As part of an annual effort, Accenture surveyed 30 A&D companies, encompassing original equipment manufacturers (OEMs) as well as tier 1 and 2 suppliers. They were part of a larger report, Accenture Technology Vision 2018, which covered 18 industries. A&D companies led all but two of those sectors in the share of respondents vowing to adopt blockchain technology by 2021.
So why is A&D so bullish on blockchain? John Schmidt, global managing director of Accenture’s A&D practice, chalks it up to the industry’s insistence on authenticity of parts and information flowing through the supply chain. Blockchain’s distributed ledger allows multiple parties to gain transparency into key transactions, he says.
In recent years, A&D has come to rely more heavily on an army of suppliers to provide not only individual parts, but entire systems and pre-assembled portions of an aircraft as well. The move toward greater outsourcing has caused multiple communications snags and production delays.
Even more critical is the need to ensure that every part that goes into a plane is authentic, thoroughly tested and 100-percent safe. Blockchain proponents claim the technology creates a system of record that can’t be hacked or altered because it exists on multiple computers. It also allows for the tracking of aircraft configuration data throughout the supply chain — data that up to now has resided in walled-off systems that rarely communicate with those of other partners.
Schmidt cites the example of an electronics supplier that was participating in a classified government procurement program. It needed assurance that the integrated circuits coming from a vendor were authentic. The solution involved a combination of a blockchain-enabled ledger and tamper-proof CryptoSeals on the packaging. “They now have a way to make sure that they’re getting exactly what they think they’re getting,” he says.

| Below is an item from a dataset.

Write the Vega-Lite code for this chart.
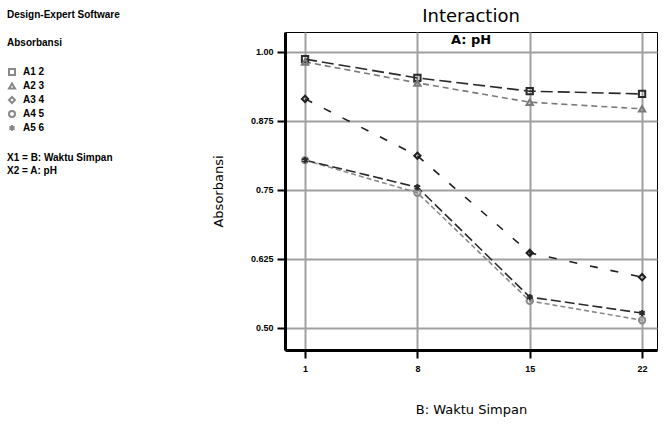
{
  "$schema": "https://vega.github.io/schema/vega-lite/v6.json",
  "autosize": "none",
  "width": 372,
  "height": 318,
  "padding": {"left": 285, "top": 32, "right": 8, "bottom": 74},
  "background": "white",
  "title": {
    "text": "Interaction",
    "subtitle": "A: pH",
    "anchor": "middle",
    "offset": -37,
    "font": "DejaVu Sans",
    "fontSize": 18,
    "fontWeight": "normal",
    "color": "#000",
    "subtitleFont": "DejaVu Sans",
    "subtitleFontSize": 13,
    "subtitleFontWeight": "bold",
    "subtitleColor": "#000",
    "subtitlePadding": 8
  },
  "config": {
    "view": {"stroke": "#000", "strokeWidth": 1},
    "axis": {
      "gridColor": "#a0a0a0",
      "gridWidth": 2,
      "gridOpacity": 1,
      "domainColor": "#000",
      "domainWidth": 3,
      "tickColor": "#000",
      "tickWidth": 2,
      "tickSize": 8,
      "labelFont": "Liberation Sans",
      "labelFontSize": 9,
      "labelFontWeight": "bold",
      "labelColor": "#000",
      "titleFont": "DejaVu Sans",
      "titleFontSize": 13,
      "titleFontWeight": "normal",
      "titleColor": "#000"
    }
  },
  "resolve": {"scale": {"color": "independent", "strokeDash": "independent"}},
  "datasets": {
    "points": [
      {"series": "A1 2", "t": 1, "abs": 0.987},
      {"series": "A1 2", "t": 8, "abs": 0.953},
      {"series": "A1 2", "t": 15, "abs": 0.929},
      {"series": "A1 2", "t": 22, "abs": 0.924},
      {"series": "A2 3", "t": 1, "abs": 0.982},
      {"series": "A2 3", "t": 8, "abs": 0.944},
      {"series": "A2 3", "t": 15, "abs": 0.909},
      {"series": "A2 3", "t": 22, "abs": 0.897},
      {"series": "A3 4", "t": 1, "abs": 0.915},
      {"series": "A3 4", "t": 8, "abs": 0.812},
      {"series": "A3 4", "t": 15, "abs": 0.636},
      {"series": "A3 4", "t": 22, "abs": 0.592},
      {"series": "A4 5", "t": 1, "abs": 0.804},
      {"series": "A4 5", "t": 8, "abs": 0.745},
      {"series": "A4 5", "t": 15, "abs": 0.549},
      {"series": "A4 5", "t": 22, "abs": 0.514},
      {"series": "A5 6", "t": 1, "abs": 0.804},
      {"series": "A5 6", "t": 8, "abs": 0.755},
      {"series": "A5 6", "t": 15, "abs": 0.556},
      {"series": "A5 6", "t": 22, "abs": 0.527}
    ],
    "notes": [
      {"note": "factors"}
    ]
  },
  "layer": [
    {
      "data": {"name": "points"},
      "mark": {"type": "line", "strokeWidth": 1.6},
      "encoding": {
        "x": {
          "field": "t", "type": "quantitative",
          "scale": {"domain": [-0.25, 22.93], "nice": false, "zero": false},
          "axis": {"values": [1, 8, 15, 22], "title": "B: Waktu Simpan", "titlePadding": 30, "labelPadding": 6, "format": "d"}
        },
        "y": {
          "field": "abs", "type": "quantitative",
          "scale": {"domain": [0.4601, 1.0362], "nice": false, "zero": false},
          "axis": {
            "values": [0.5, 0.625, 0.75, 0.875, 1.0],
            "title": "Absorbansi",
            "titlePadding": 25,
            "labelPadding": 4,
            "labelExpr": "length(format(datum.value, '.3~f')) < 5 ? format(datum.value, '.2f') : format(datum.value, '.3f')"
          }
        },
        "color": {
          "field": "series", "type": "nominal",
          "scale": {"domain": ["A1 2", "A2 3", "A3 4", "A4 5", "A5 6"], "range": ["#2a2a2a", "#7a7a7a", "#1e1e1e", "#8a8a8a", "#2a2a2a"]},
          "legend": null
        },
        "strokeDash": {
          "field": "series", "type": "nominal",
          "scale": {"domain": ["A1 2", "A2 3", "A3 4", "A4 5", "A5 6"], "range": [[12, 5], [6, 4], [8, 13], [5, 3], [10, 4]]},
          "legend": null
        }
      }
    },
    {
      "data": {"name": "points"},
      "mark": {"type": "point", "filled": false, "strokeWidth": 2, "size": 40, "opacity": 1},
      "encoding": {
        "x": {"field": "t", "type": "quantitative"},
        "y": {"field": "abs", "type": "quantitative"},
        "color": {
          "field": "series", "type": "nominal",
          "scale": {"domain": ["A1 2", "A2 3", "A3 4", "A4 5", "A5 6"], "range": ["#2a2a2a", "#7a7a7a", "#1e1e1e", "#8a8a8a", "#2a2a2a"]},
          "legend": null
        },
        "shape": {
          "field": "series", "type": "nominal",
          "scale": {
            "domain": ["A1 2", "A2 3", "A3 4", "A4 5", "A5 6"],
            "range": ["square", "triangle-up", "diamond", "circle", "M0,-1L0,1M-0.87,-0.5L0.87,0.5M-0.87,0.5L0.87,-0.5"]
          },
          "legend": {
            "orient": "none",
            "legendX": -278,
            "legendY": -22,
            "title": ["Design-Expert Software", "Absorbansi"],
            "titleFont": "Liberation Sans",
            "titleFontSize": 10,
            "titleFontWeight": "bold",
            "titleColor": "#000",
            "titleLineHeight": 28,
            "titlePadding": 19,
            "labelFont": "Liberation Sans",
            "labelFontSize": 10,
            "labelFontWeight": "bold",
            "labelOffset": 6,
            "symbolSize": 36,
            "symbolStrokeWidth": 2,
            "symbolFillColor": "transparent",
            "rowPadding": 0,
            "padding": 0,
            "encode": {
              "symbols": {"update": {"stroke": {"signal": "datum.label == 'A2 3' || datum.label == 'A4 5' ? '#777777' : '#222222'"}, "fill": {"value": "transparent"}}},
              "labels": {"update": {"fill": {"signal": "datum.label == 'A2 3' || datum.label == 'A4 5' ? '#777777' : '#222222'"}}}
            }
          }
        }
      }
    },
    {
      "data": {"name": "notes"},
      "mark": {"type": "point", "opacity": 0},
      "encoding": {
        "fill": {
          "field": "note", "type": "nominal",
          "scale": {"domain": ["factors"], "range": ["#ffffff"]},
          "legend": {
            "orient": "none",
            "legendX": -278,
            "legendY": 121,
            "title": ["X1 = B: Waktu Simpan", "X2 = A: pH"],
            "titleFont": "Liberation Sans",
            "titleFontSize": 10,
            "titleFontWeight": "bold",
            "titleColor": "#000",
            "titleLineHeight": 13,
            "symbolSize": 1,
            "symbolOpacity": 0,
            "labelExpr": "''",
            "padding": 0
          }
        }
      }
    }
  ]
}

Blockchain can be equally helpful when it comes to maintenance, repair and overhaul (MRO) activities, Accenture says. In another recent report, the firm found that the technology could be deployed along with digital twins — digital replicas of physical objects. For example, designers can create a 3-D model that shows every element of an aircraft engine, allowing manufacturers to make any necessary adjustments while delivering an authorized and comprehensive bill of materials.
Blockchain can also support the use of a digital thread, a framework for ensuring the smooth flow of data throughout an item’s lifecycle. When it comes time to service the engine, maintenance crews can consult the digital model for an accurate representation of its component parts.
“Blockchain, digital twins and digital threads are coalescing into a powerful combination of technologies that will launch the [A&D] industry to higher levels of performance, data veracity, security and efficiency,” according to Craig Gottlieb, a principal director in Accenture’s A&D practice and co-author of the report.
Accenture plans to demonstrate blockchain applications at the U.K.’s Farnborough International Airshow in mid-July. Schmidt says the demonstration will show “how blockchain can address supply-chain problems such as time delays, increased costs and risks to security, particularly related to faulty, counterfeit or incorrect products. [It] will also show how an audit trail provides hardware, software and documentation authenticity and compliance across supply chains.”
Blockchain is, of course, a young technology that has yet to prove itself in a fully functioning global supply chain. Questions remain about the cost and suitability of the method for smaller companies. At this stage, it lacks industry-specific standards for particular transactions, as well as for system-wide security.
Schmidt acknowledges that falsified or corrupt data can still pose a problem for manufacturers. “There is some evidence of data manipulation being executed as part of cyberattacks, introducing bad data into the system,” he says. Blockchain users might need to turn to artificial intelligence and machine learning to ensure data integrity.
The human factor is another obstacle, as is the case with introduction of any new technology. MRO providers running legacy systems and maintaining file cabinets full of paper could feel threatened by blockchain, which makes it easier to switch vendors and maintenance locations, Schmidt says.
Each entity in a global A&D supply chain, of which there can be thousands, will have to get on board with the technology. “Blockchain allows multiple players to engage in a centralized place of truth,” Schmidt says. “We need to make sure that players are willing to engage in that way.”
Yet A&D companies seem determined to embrace blockchain, even as they struggle to iron out the kinks in the concept. Whether they can achieve their ambitious three-year timetable remains to be seen.
“But there’s no question in my mind whatsoever that blockchain is coming to A&D,” says Schmidt. “And its foothold is already here.”